- Exercise goal
Copy all of the material exactly. Pictures are not to appear in the copy.

◇ ◇ ◇ ◇ ◇

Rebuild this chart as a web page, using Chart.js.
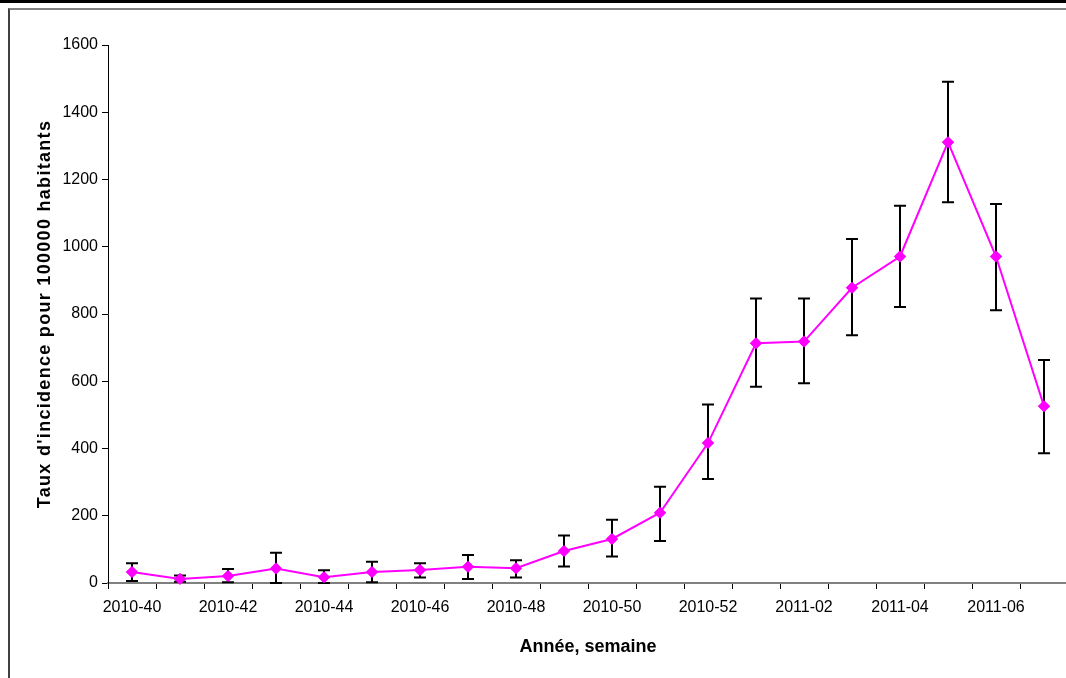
<!DOCTYPE html>
<html>
<head>
<meta charset="utf-8">
<script src="https://cdn.jsdelivr.net/npm/chart.js@4/dist/chart.umd.min.js"></script>
<style>
  html, body { margin: 0; padding: 0; background: #fff; overflow: hidden; }
  #wrap { position: relative; width: 1066px; height: 678px; overflow: hidden; }
  #topbar { position: absolute; left: 0; top: 0; width: 1066px; height: 3px; background: #000; }
  #frame { position: absolute; left: 8px; top: 8px; width: 1070px; height: 680px;
           border-left: 2px solid #404040; border-top: 2px solid #808080; }
  #box { position: absolute; left: 0; top: 0; width: 1082px; height: 678px; }
</style>
</head>
<body>
<div id="wrap">
  <div id="topbar"></div>
  <div id="frame"></div>
  <div id="box"><canvas id="chart"></canvas></div>
</div>
<script>
const weeks = ['2010-40', '2010-41', '2010-42', '2010-43', '2010-44', '2010-45', '2010-46',
  '2010-47', '2010-48', '2010-49', '2010-50', '2010-51', '2010-52', '2011-01', '2011-02',
  '2011-03', '2011-04', '2011-05', '2011-06', '2011-07'];
const incidence = [33, 12, 21, 43, 17, 33, 39, 48, 44, 95, 131, 209, 416, 713, 718, 878, 971, 1311, 971, 526];
const upperCI = [59, 22, 42, 90, 38, 63, 59, 83, 68, 141, 188, 286, 531, 846, 846, 1023, 1122, 1491, 1127, 663];
const lowerCI = [6, 4, 2, 0, 0, 2, 16, 12, 16, 49, 79, 125, 309, 584, 594, 737, 821, 1132, 811, 386];
const yTitle = "Taux d'incidence pour 100000 habitants";

// barres d'erreur dessinees avec les echelles du graphique
const errorBars = {
    id: 'errorBars',
    afterDatasetsDraw(chart) {
        const ctx = chart.ctx;
        const x = chart.scales.x, y = chart.scales.y;
        ctx.save();
        ctx.strokeStyle = '#000';
        ctx.lineWidth = 2;
        weeks.forEach((w, i) => {
            const px = x.getPixelForValue(i);
            const top = y.getPixelForValue(upperCI[i]);
            const bot = y.getPixelForValue(lowerCI[i]);
            ctx.beginPath();
            ctx.moveTo(px, top); ctx.lineTo(px, bot);
            ctx.moveTo(px - 6, top); ctx.lineTo(px + 6, top);
            ctx.moveTo(px - 6, bot); ctx.lineTo(px + 6, bot);
            ctx.stroke();
        });
        ctx.restore();
        // redessiner les marqueurs par-dessus
        chart.getDatasetMeta(0).data.forEach(p => p.draw(ctx));
    },
    afterDraw(chart) {
        // titre vertical avec un peu d'espacement entre les lettres
        const ctx = chart.ctx;
        const area = chart.chartArea;
        ctx.save();
        ctx.translate(45, (area.top + area.bottom) / 2);
        ctx.rotate(-Math.PI / 2);
        ctx.font = 'bold 18px Arial, "Liberation Sans", sans-serif';
        ctx.letterSpacing = '1.3px';
        ctx.fillStyle = '#000';
        ctx.textAlign = 'center';
        ctx.textBaseline = 'middle';
        ctx.fillText(yTitle, 0, 0);
        ctx.restore();
    }
};

Chart.defaults.font.family = 'Arial, "Liberation Sans", sans-serif';
Chart.defaults.color = '#000';

new Chart(document.getElementById('chart'), {
    type: 'line',
    data: {
        labels: weeks,
        datasets: [{
            data: incidence,
            borderColor: '#FF00FF',
            backgroundColor: '#FF00FF',
            borderWidth: 2,
            pointStyle: 'rectRot',
            pointRadius: 6,
            pointBorderWidth: 0,
            tension: 0
        }]
    },
    options: {
        responsive: true,
        maintainAspectRatio: false,
        animation: false,
        layout: { padding: { top: 45, left: 0, right: 14, bottom: 0 } },
        plugins: { legend: { display: false }, tooltip: { enabled: false } },
        scales: {
            x: {
                offset: true,
                afterFit: s => { s.height = 95; },
                border: { color: '#808080', width: 2 },
                grid: { display: true, drawOnChartArea: false, offset: true, color: '#000', tickLength: 6 },
                ticks: {
                    autoSkip: false, maxRotation: 0, font: { size: 16 }, padding: 9,
                    callback: (v, i) => (i % 2 === 0 ? weeks[i] : '')
                },
                title: { display: true, text: 'Année, semaine', font: { size: 18, weight: 'bold' }, padding: { top: 0, bottom: 20 } }
            },
            y: {
                min: 0, max: 1600,
                afterFit: s => { s.width = 108; },
                border: { color: '#000', width: 1 },
                grid: { display: true, drawOnChartArea: false, color: '#000', tickLength: 6 },
                ticks: { stepSize: 200, font: { size: 16 }, padding: 4, callback: v => String(v) }
            }
        }
    },
    plugins: [errorBars]
});
</script>
</body>
</html>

◇ ◇ ◇ ◇ ◇

- Problem solution
Rebuild this chart as a web page, using Chart.js.
<!DOCTYPE html>
<html>
<head>
<meta charset="utf-8">
<script src="https://cdn.jsdelivr.net/npm/chart.js@4/dist/chart.umd.min.js"></script>
<style>
  html, body { margin: 0; padding: 0; background: #fff; overflow: hidden; }
  #wrap { position: relative; width: 1066px; height: 678px; overflow: hidden; }
  #topbar { position: absolute; left: 0; top: 0; width: 1066px; height: 3px; background: #000; }
  #frame { position: absolute; left: 8px; top: 8px; width: 1070px; height: 680px;
           border-left: 2px solid #404040; border-top: 2px solid #808080; }
  #box { position: absolute; left: 0; top: 0; width: 1082px; height: 678px; }
</style>
</head>
<body>
<div id="wrap">
  <div id="topbar"></div>
  <div id="frame"></div>
  <div id="box"><canvas id="chart"></canvas></div>
</div>
<script>
const weeks = ['2010-40', '2010-41', '2010-42', '2010-43', '2010-44', '2010-45', '2010-46',
  '2010-47', '2010-48', '2010-49', '2010-50', '2010-51', '2010-52', '2011-01', '2011-02',
  '2011-03', '2011-04', '2011-05', '2011-06', '2011-07'];
const incidence = [33, 12, 21, 43, 17, 33, 39, 48, 44, 95, 131, 209, 416, 713, 718, 878, 971, 1311, 971, 526];
const upperCI = [59, 22, 42, 90, 38, 63, 59, 83, 68, 141, 188, 286, 531, 846, 846, 1023, 1122, 1491, 1127, 663];
const lowerCI = [6, 4, 2, 0, 0, 2, 16, 12, 16, 49, 79, 125, 309, 584, 594, 737, 821, 1132, 811, 386];
const yTitle = "Taux d'incidence pour 100000 habitants";

// barres d'erreur dessinees avec les echelles du graphique
const errorBars = {
    id: 'errorBars',
    afterDatasetsDraw(chart) {
        const ctx = chart.ctx;
        const x = chart.scales.x, y = chart.scales.y;
        ctx.save();
        ctx.strokeStyle = '#000';
        ctx.lineWidth = 2;
        weeks.forEach((w, i) => {
            const px = x.getPixelForValue(i);
            const top = y.getPixelForValue(upperCI[i]);
            const bot = y.getPixelForValue(lowerCI[i]);
            ctx.beginPath();
            ctx.moveTo(px, top); ctx.lineTo(px, bot);
            ctx.moveTo(px - 6, top); ctx.lineTo(px + 6, top);
            ctx.moveTo(px - 6, bot); ctx.lineTo(px + 6, bot);
            ctx.stroke();
        });
        ctx.restore();
        // redessiner les marqueurs par-dessus
        chart.getDatasetMeta(0).data.forEach(p => p.draw(ctx));
    },
    afterDraw(chart) {
        // titre vertical avec un peu d'espacement entre les lettres
        const ctx = chart.ctx;
        const area = chart.chartArea;
        ctx.save();
        ctx.translate(45, (area.top + area.bottom) / 2);
        ctx.rotate(-Math.PI / 2);
        ctx.font = 'bold 18px Arial, "Liberation Sans", sans-serif';
        ctx.letterSpacing = '1.3px';
        ctx.fillStyle = '#000';
        ctx.textAlign = 'center';
        ctx.textBaseline = 'middle';
        ctx.fillText(yTitle, 0, 0);
        ctx.restore();
    }
};

Chart.defaults.font.family = 'Arial, "Liberation Sans", sans-serif';
Chart.defaults.color = '#000';

new Chart(document.getElementById('chart'), {
    type: 'line',
    data: {
        labels: weeks,
        datasets: [{
            data: incidence,
            borderColor: '#FF00FF',
            backgroundColor: '#FF00FF',
            borderWidth: 2,
            pointStyle: 'rectRot',
            pointRadius: 6,
            pointBorderWidth: 0,
            tension: 0
        }]
    },
    options: {
        responsive: true,
        maintainAspectRatio: false,
        animation: false,
        layout: { padding: { top: 45, left: 0, right: 14, bottom: 0 } },
        plugins: { legend: { display: false }, tooltip: { enabled: false } },
        scales: {
            x: {
                offset: true,
                afterFit: s => { s.height = 95; },
                border: { color: '#808080', width: 2 },
                grid: { display: true, drawOnChartArea: false, offset: true, color: '#000', tickLength: 6 },
                ticks: {
                    autoSkip: false, maxRotation: 0, font: { size: 16 }, padding: 9,
                    callback: (v, i) => (i % 2 === 0 ? weeks[i] : '')
                },
                title: { display: true, text: 'Année, semaine', font: { size: 18, weight: 'bold' }, padding: { top: 0, bottom: 20 } }
            },
            y: {
                min: 0, max: 1600,
                afterFit: s => { s.width = 108; },
                border: { color: '#000', width: 1 },
                grid: { display: true, drawOnChartArea: false, color: '#000', tickLength: 6 },
                ticks: { stepSize: 200, font: { size: 16 }, padding: 4, callback: v => String(v) }
            }
        }
    },
    plugins: [errorBars]
});
</script>
</body>
</html>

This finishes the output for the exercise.